BM Genel Sekreteri Libya Özel Temsilcisi Stephanie Williams, sürekli bir an önce seçim yapılsın diyor ama bu şartlarda bir seçimin mümkün olmadığını, bir seçim yapılsa bile bunun çözüm getirmeyeceğini görmezden geliyor.

BM Genel Sekreteri Libya Özel Temsilcisi Stephanie Williams, Dibeybe'nin 21 Aralık 2021'de yapılması planlanan seçimlere kadar yapması gerekenlerin başında gelen, kurumları birleştirmek, yabancı güçlerin ülkeden çıkarılması konularında bir şey yapmamasına, milis güçleri dağıtmak yerine, yüz milyonlarca dolar petrol parasını harcayarak kendine bağlı milis güçleri oluşturmasına göz yumdu, şimdi "bir an önce seçim yapalım" diyor.

Stephanie Williams'ın Libya'da bir an önce seçim yapılması baskısı biraz da yapılan görüşmelerde seçim kanunu ve seçim tarihi konusunda bir anlaşma çıkmasını sağlayarak, şimdiye kadar olan başarısızlıklarını örtmek ve bunu bir başarı olarak göstermek istemesinden ileri geliyor.

Kahire'de devam eden görüşmelerde alınacak kararlarla Dibeybe'nin akıbeti de belli olacak.

Libya'da hiç bir taraf Dibeybe'den memnun değil ve Dibeybe görevdeyken seçim yapılmasını istemiyor.

Dibeybe de bunu bildiği için seçim konusunda bir anlaşmaya varılmasını istemiyor ve bunu kullanarak seçimi sadece ben yapabilirim diyor ve sürekli meydan okuyarak, seçim yapılana kadar görevde kalacağını söylüyor.

Dibeybe'nin bu rahatlığı sadece para ile oluşturduğu kendine bağlı milis güçlerinden gelmiyor; zira bir çatışma durumunda bu güçlerin Trablus'ta kontrolü sağlama imkanları yok.

Dibeybe bu konuda en başta Türkiye hükümetine ve hala Libya'da bulunan TSK güçleri ve Suriyeli paralı askerlere güveniyor.

Dibeybe istese bile TSK ve Suriyeli paralı askerlerin yeni bir çatışmaya katılması ihtimali zayıf olmakla birlikte, Dibeybe'nin çatışmayı seçip yabancı güçleri devreye sokması durumunda, Mısır'ın da devreye girer ve durum kontrolden çıkar.


Dibeybe İzmir'de

İzmir'de gerçekleştirilen EFES-2022 Birleşik, Müşterek Fiilî Atışlı Arazi Tatbikatının birçok ülkeden askeri ve siyasi yetkililer de izleyici olarak katıldığı tatbikatın son günü olan 9 Haziran'da izleyiciler arasında Libya Başbakanı Abdülhamid Dibeybe de vardı.

Dibeybe'nin tatbikata çağrılması, Libya'daki siyasi ve medya çevreleri tarafından Cumhurbaşkanı Erdoğan'ın Dibeybe'ye desteğini göstermek olarak değerlendirildi.


Libya'nın batısında İtalyan, Alman ve Türk askeri uçak yoğunluğu iddiası

Libya Medyasında yer alan haberlere göre, son günlerde Libya'nın batısında yoğun askeri uçak trafiği görüldüğü iddia ediliyor.
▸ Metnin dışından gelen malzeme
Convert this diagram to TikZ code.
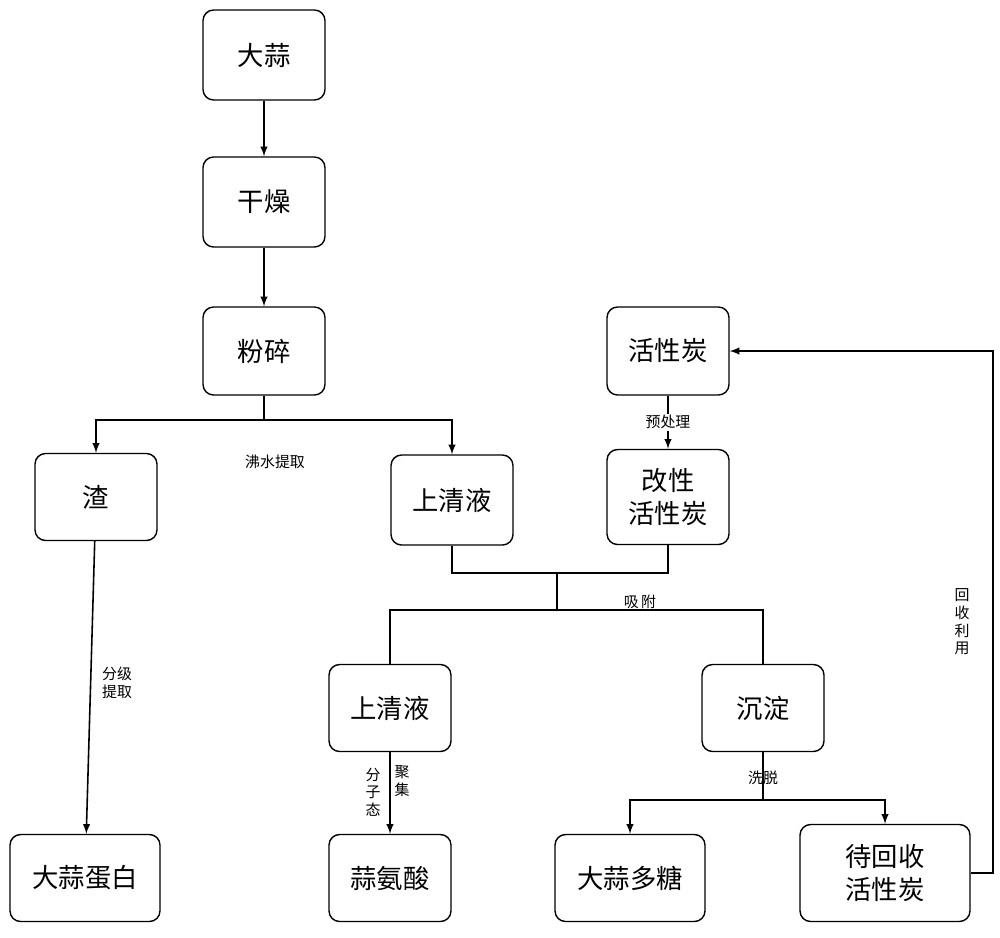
\documentclass[tikz,border=0pt]{standalone}
\usepackage{fontspec}
\setmainfont{Noto Sans CJK SC}
\begin{document}
\begin{tikzpicture}[x=0.02cm,y=-0.02cm,
 box/.style={draw,rounded corners=6pt,line width=0.8pt,align=center,font=\fontsize{15}{19}\selectfont,inner sep=0},
 lab/.style={font=\fontsize{8.5}{10}\selectfont,align=center,inner sep=1pt},
 ln/.style={line width=0.9pt},
 ar/.style={ln,-latex}]
\useasboundingbox (0,0) rectangle (1000,937);
\node[box,minimum width=2.44cm,minimum height=1.8cm] (ds) at (264,55) {大蒜};
\node[box,minimum width=2.44cm,minimum height=1.8cm] (gz) at (264,202) {干燥};
\node[box,minimum width=2.44cm,minimum height=1.76cm] (fs) at (264,351) {粉碎};
\node[box,minimum width=2.44cm,minimum height=1.74cm] (z) at (96,497) {渣};
\node[box,minimum width=2.44cm,minimum height=1.8cm] (sq1) at (452,500) {上清液};
\node[box,minimum width=2.44cm,minimum height=1.76cm] (hx) at (668,351) {活性炭};
\node[box,minimum width=2.44cm,minimum height=1.9cm] (gx) at (668,497) {改性\\活性炭};
\node[box,minimum width=2.44cm,minimum height=1.74cm] (sq2) at (390,708) {上清液};
\node[box,minimum width=2.44cm,minimum height=1.74cm] (cd) at (763,708) {沉淀};
\node[box,minimum width=3cm,minimum height=1.74cm] (db) at (85,878) {大蒜蛋白};
\node[box,minimum width=2.44cm,minimum height=1.74cm] (sa) at (390,878) {蒜氨酸};
\node[box,minimum width=3cm,minimum height=1.74cm] (dt) at (630,878) {大蒜多糖};
\node[box,minimum width=3.4cm,minimum height=1.94cm] (dh) at (885,873) {待回收\\活性炭};
\coordinate (j1) at (264,420);
\coordinate (j2) at (557,573);
\coordinate (j3) at (557,610);
\coordinate (j4) at (763,800);
\coordinate (j5) at (993,873);
\draw[ar] (ds) -- (gz);
\draw[ar] (gz) -- (fs);
\draw[ln] (fs) -- (j1);
\draw[ar] (j1) -| (z);
\draw[ar] (j1) -| (sq1);
\node[lab] at (275,462) {沸水提取};
\draw[ar] (hx) -- node[lab,fill=white]{预处理} (gx);
\draw[ln] (sq1.south) |- (j2) -| (gx.south);
\draw[ln] (j2) -- (j3);
\draw[ln] (j3) -| (sq2.north);
\draw[ln] (j3) -| (cd.north);
\node[lab] at (640,602) {吸\,附};
\draw[ar] (z) -- (db);
\node[lab] at (117,683) {分级\\提取};
\draw[ar] (sq2) -- (sa);
\node[lab] at (373,792) {分\\子\\态};
\node[lab] at (402,781) {聚\\集};
\draw[ln] (cd) -- (j4);
\draw[ar] (j4) -| (dt);
\draw[ar] (j4) -| (dh);
\node[lab] at (763,778) {洗脱};
\draw[ar] (dh.east) -- (j5) |- (hx.east);
\node[lab] at (962,622) {回\\收\\利\\用};
\end{tikzpicture}
\end{document}
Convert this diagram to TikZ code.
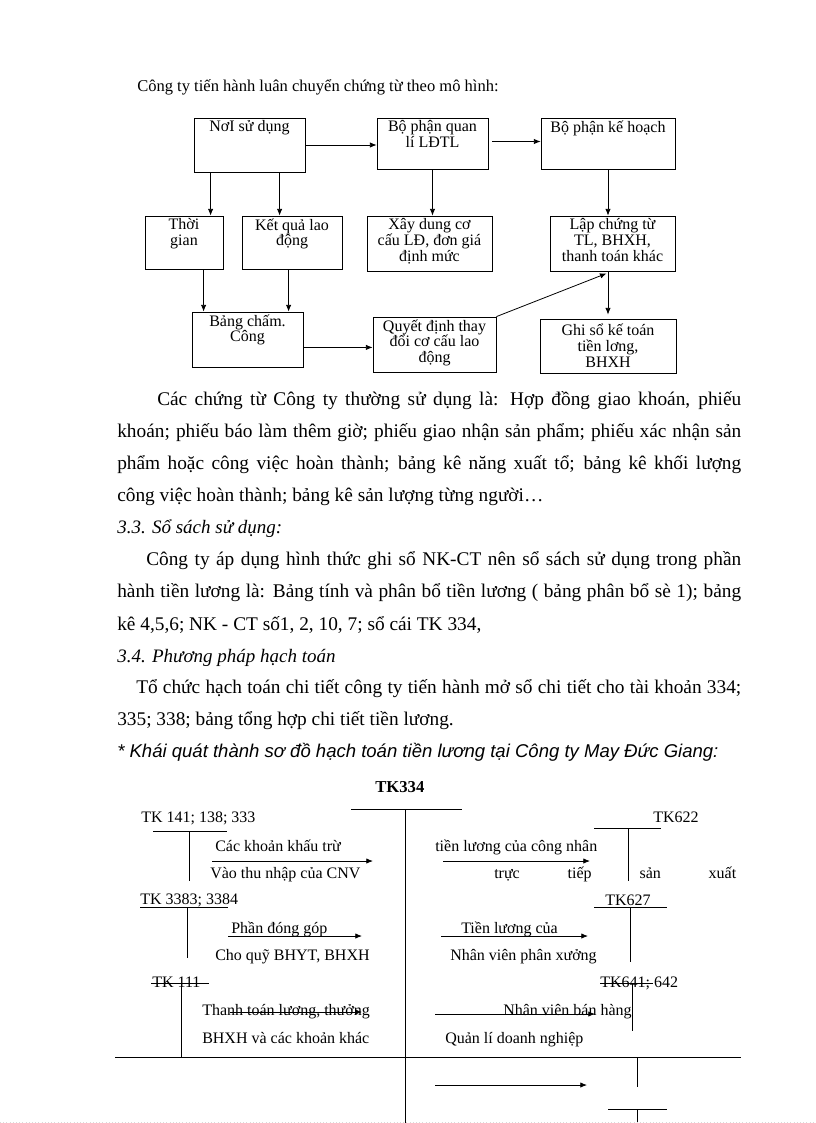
\documentclass[tikz,border=0pt]{standalone}
\usepackage{fontspec}
\setmainfont{Liberation Serif}
\newfontfamily\sansfont{Liberation Sans}
\usetikzlibrary{arrows.meta, calc, fit}

\tikzset{
  flowbox/.style={draw, line width=0.6pt, inner sep=0pt},
  boxtext/.style={font=\fontsize{12}{11.8}\selectfont, align=center, inner sep=0pt, anchor=north},
  bodytext/.style={font=\fontsize{14.5}{17}\selectfont, anchor=base west, inner sep=0pt},
  acctext/.style={font=\fontsize{12}{14}\selectfont, anchor=base west, inner sep=0pt},
  flow/.style={-{Latex[length=5pt,width=4pt]}, line width=0.6pt},
  tacc/.style={line width=0.6pt}
}
\newcommand{\fullline}[2]{\makebox[#1][s]{#2}}

\begin{document}
\begin{tikzpicture}[x=0.75pt, y=-0.75pt]
\useasboundingbox (0,0) rectangle (816,1123);

\node[bodytext, font=\fontsize{12.4}{15}\selectfont] (intro) at (137,92) {Công ty tiến hành luân chuyển chứng từ theo mô hình:};

% flow chart
\node[flowbox, fit={(194,118) (305,172)}] (noi) {};
\node[flowbox, fit={(377,118) (488,169)}] (quan) {};
\node[flowbox, fit={(541,118) (675,169)}] (kh) {};
\node[flowbox, fit={(145,216) (223,269)}] (thoi) {};
\node[flowbox, fit={(242,216) (342,269)}] (kq) {};
\node[flowbox, fit={(367,216) (492,271)}] (xd) {};
\node[flowbox, fit={(550,216) (675,271)}] (lap) {};
\node[flowbox, fit={(192,312) (303,367)}] (bang) {};
\node[flowbox, fit={(373,317) (496,372)}] (qd) {};
\node[flowbox, fit={(540,319) (676,373)}] (ghi) {};

\node[boxtext] (noi-t) at ([yshift=-2pt]noi.north) {NơI sử dụng};
\node[boxtext] (quan-t) at ([yshift=-2pt]quan.north) {Bộ phận quan\\lí LĐTL};
\node[boxtext] (kh-t) at ([yshift=-2pt]kh.north) {Bộ phận kế hoạch};
\node[boxtext] (thoi-t) at ([yshift=-2pt]thoi.north) {Thời\\gian};
\node[boxtext] (kq-t) at ([yshift=-2pt]kq.north) {Kết quả lao\\động};
\node[boxtext] (xd-t) at ([yshift=-2pt]xd.north) {Xây dung cơ\\cấu LĐ, đơn giá\\định mức};
\node[boxtext] (lap-t) at ([yshift=-2pt]lap.north) {Lập chứng từ\\TL, BHXH,\\thanh toán khác};
\node[boxtext] (bang-t) at ([yshift=-2pt]bang.north) {Bảng chấm.\\Công};
\node[boxtext] (qd-t) at ([yshift=-2pt]qd.north) {Quyết định thay\\đổi cơ cấu lao\\động};
\node[boxtext] (ghi-t) at ([yshift=-4pt]ghi.north) {Ghi sổ kế toán\\tiền lơng,\\BHXH};

\draw[flow] (noi.east) -- (noi.east -| quan.west);
\draw[flow] ($(quan.east)+(4,-2)$) -- ($(kh.west)+(0,-2)$);
\draw[flow] ($(noi.south west)+(17,0)$) -- ($(thoi.north west)+(66,0)$);
\draw[flow] ($(noi.south west)+(86,0)$) -- ($(kq.north west)+(38,0)$);
\draw[flow] (quan.south) -- (quan.south |- xd.north);
\draw[flow] (kh.south) -- (kh.south |- lap.north);
\draw[flow] ($(thoi.south west)+(59,0)$) -- ($(bang.north west)+(12,0)$);
\draw[flow] ($(kq.south west)+(47,0)$) -- ($(bang.north west)+(97,0)$);
\draw[flow] ($(bang.south east)+(0,-20)$) -- ($(qd.south west)+(0,-25)$);
\draw[flow] (qd.north east) -- ($(lap.south west)+(57,2)$);
\draw[flow] (lap.south -| ghi.north) -- ($(ghi.north)+(0,-4)$);

% text
\node[bodytext] (p1a) at (157,405) {\fullline{438pt}{Các chứng từ Công ty thường sử dụng là: Hợp đồng giao khoán, phiếu}};
\node[bodytext] (p1b) at (117,437) {\fullline{468pt}{khoán; phiếu báo làm thêm giờ; phiếu giao nhận sản phẩm; phiếu xác nhận sản}};
\node[bodytext] (p1c) at (117,469) {\fullline{468pt}{phẩm hoặc công việc hoàn thành; bảng kê năng xuất tổ; bảng kê khối lượng}};
\node[bodytext] (p1d) at (117,501) {công việc hoàn thành; bảng kê sản lượng từng người…};
\node[bodytext, font=\fontsize{14.25}{17}\selectfont\itshape] (h33) at (117,533) {3.3. Sổ sách sử dụng:};
\node[bodytext] (p2a) at (146,565) {\fullline{446.25pt}{Công ty áp dụng hình thức ghi sổ NK-CT nên sổ sách sử dụng trong phần}};
\node[bodytext] (p2b) at (117,597) {\fullline{468pt}{hành tiền lương là: Bảng tính và phân bổ tiền lương ( bảng phân bổ sè 1); bảng}};
\node[bodytext] (p2c) at (117,630) {kê 4,5,6; NK - CT số1, 2, 10, 7; sổ cái TK 334,};
\node[bodytext, font=\fontsize{14.25}{17}\selectfont\itshape] (h34) at (117,662) {3.4. Phương pháp hạch toán};
\node[bodytext] (p3a) at (136,693) {\fullline{453.75pt}{Tổ chức hạch toán chi tiết công ty tiến hành mở sổ chi tiết cho tài khoản 334;}};
\node[bodytext] (p3b) at (117,725) {335; 338; bảng tổng hợp chi tiết tiền lương.};
\node[bodytext, font=\fontsize{13.9}{17}\sansfont\itshape] (star) at (117,757) {* Khái quát thành sơ đồ hạch toán tiền lương tại Công ty May Đức Giang:};

% T accounts
\node[acctext, font=\fontsize{12.5}{14}\selectfont\bfseries] (tk334) at (375,792) {TK334};
\draw[tacc] (351,809) -- (462,809);
\draw[tacc] (405,809) -- (405,1123);
\draw[tacc] (115,1057) -- (741,1057);

\node[acctext] (tk141) at (141,822) {TK 141; 138; 333};
\draw[tacc] (153,831) -- (227,831);
\draw[tacc] (189,831) -- (189,881);
\node[acctext] (khautru) at (215,851) {Các khoản khấu trừ};
\draw[flow] (212,861) -- (373,861);
\node[acctext] (vaothu) at (210,878) {Vào thu nhập của CNV};

\node[acctext] (tk3383) at (140,904) {TK 3383; 3384};
\draw[tacc] (140,907) -- (228,907);
\draw[tacc] (187,907) -- (187,958);
\node[acctext] (donggop) at (231,933) {Phần đóng góp};
\draw[flow] (228,936) -- (362,936);
\node[acctext] (choquy) at (215,960) {Cho quỹ BHYT, BHXH};

\node[acctext] (tk111) at (152,987) {TK 111};
\draw[tacc] (151,983) -- (209,983);
\draw[tacc] (181,983) -- (181,1057);
\node[acctext] (thanhtoan) at (202,1015) {Thanh toán lương, thưởng};
\draw[flow] (230,1012) -- (362,1012);
\node[acctext] (bhxh) at (202,1043) {BHXH và các khoản khác};

\node[acctext] (tienluong) at (435,851) {tiền lương của công nhân};
\draw[flow] (443,861) -- (590,861);
\node[acctext] (tructiep) at (494,878) {\fullline{181.5pt}{trực tiếp sản xuất}};
\node[acctext] (tk622) at (653,822) {TK622};
\draw[tacc] (594,828) -- (661,828);
\draw[tacc] (628,828) -- (628,881);

\node[acctext] (tk627) at (605,905) {TK627};
\draw[tacc] (594,907) -- (667,907);
\draw[tacc] (630,907) -- (630,962);
\node[acctext] (tienluong2) at (461,933) {Tiền lương của};
\draw[flow] (441,936) -- (588,936);
\node[acctext] (phanxuong) at (450,960) {Nhân viên phân xưởng};

\node[acctext] (tk641) at (600,987) {TK641; 642};
\draw[tacc] (600,983) -- (653,983);
\draw[tacc] (632,983) -- (632,1031);
\node[acctext] (banhang) at (503,1015) {Nhân viên bán hàng};
\draw[flow] (435,1014) -- (595,1014);
\node[acctext] (qldn) at (445,1043) {Quản lí doanh nghiệp};

\draw[tacc] (637,1057) -- (637,1087);
\draw[flow] (435,1085) -- (587,1085);
\draw[tacc] (608,1109) -- (667,1109);
\draw[tacc] (637,1109) -- (637,1123);
\draw[black!15, dotted] (0,1122) -- (816,1122);
\end{tikzpicture}
\end{document}
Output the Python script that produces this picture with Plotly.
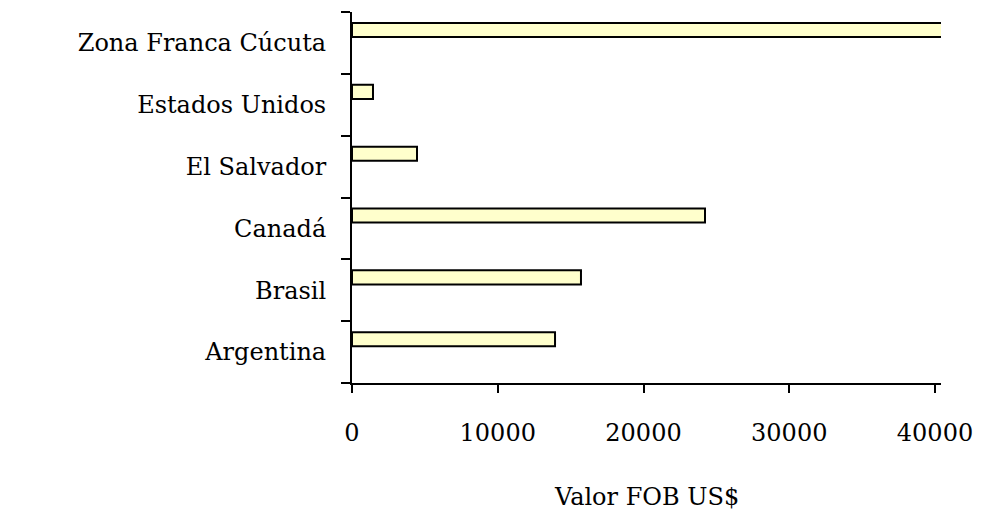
import plotly.graph_objects as go

categories = ["Argentina", "Brasil", "Canadá", "El Salvador", "Estados Unidos", "Zona Franca Cúcuta"]
values = [13930, 15710, 24220, 4460, 1440, 40600]
x_ticks = [0, 10000, 20000, 30000, 40000]
x_title = "Valor FOB US$"

FONT = "DejaVu Serif"
FS = 24

fig = go.Figure(go.Bar(
    y=categories,
    x=values,
    orientation="h",
    marker=dict(color="#FFFFCC", line=dict(color="black", width=2)),
    width=0.227,
    offset=0.095,
    cliponaxis=True,
))

fig.update_layout(
    width=988, height=512,
    margin=dict(l=344, r=55, t=4, b=137),
    plot_bgcolor="white", paper_bgcolor="white",
    showlegend=False,
    font=dict(family=FONT, size=FS, color="black"),
)
fig.add_annotation(
    text=x_title, xref="paper", yref="paper", x=0.5, y=0,
    xanchor="center", yanchor="middle", yshift=-114, showarrow=False,
    font=dict(family=FONT, size=FS, color="black"),
)
fig.update_xaxes(
    range=[0, 40412],
    tickvals=x_ticks,
    ticktext=[str(v) for v in x_ticks],
    ticks="outside", ticklen=8, tickwidth=2, tickcolor="black",
    showline=True, linecolor="black", linewidth=2,
    showgrid=False, zeroline=False,
    ticklabelstandoff=19,
    tickfont=dict(family=FONT, size=FS),
)
fig.update_yaxes(
    type="category",
    categoryorder="array", categoryarray=categories,
    range=[-0.5, 5.5],
    tickson="boundaries",
    ticks="outside", ticklen=9, tickwidth=2, tickcolor="black",
    showline=True, linecolor="black", linewidth=2,
    showgrid=False, zeroline=False,
    ticklabelstandoff=19,
    tickfont=dict(family=FONT, size=FS),
)

fig.write_html("out.html")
Türkiye'ye ya ait iki savaş uçağının da cuma günü (10 Haziran) Watiya askeri üssüne indiği iddia edildi:

Dün, iki Türk askeri kargo uçağı, 'A400 ve C130', Libya'nın batısındaki Al-Watiya Hava Üssü'ne indi. Uçaklardan biri Ankara yakınlarındaki Eğitim-Söğüt askeri üssünden, diğeri ise İzmir yakınlarındaki bir askeri üste havalandı.

 

 

*Bu makalede yer alan fikirler yazara aittir ve Independent Türkçe'nin editöryal politikasını yansıtmayabilir.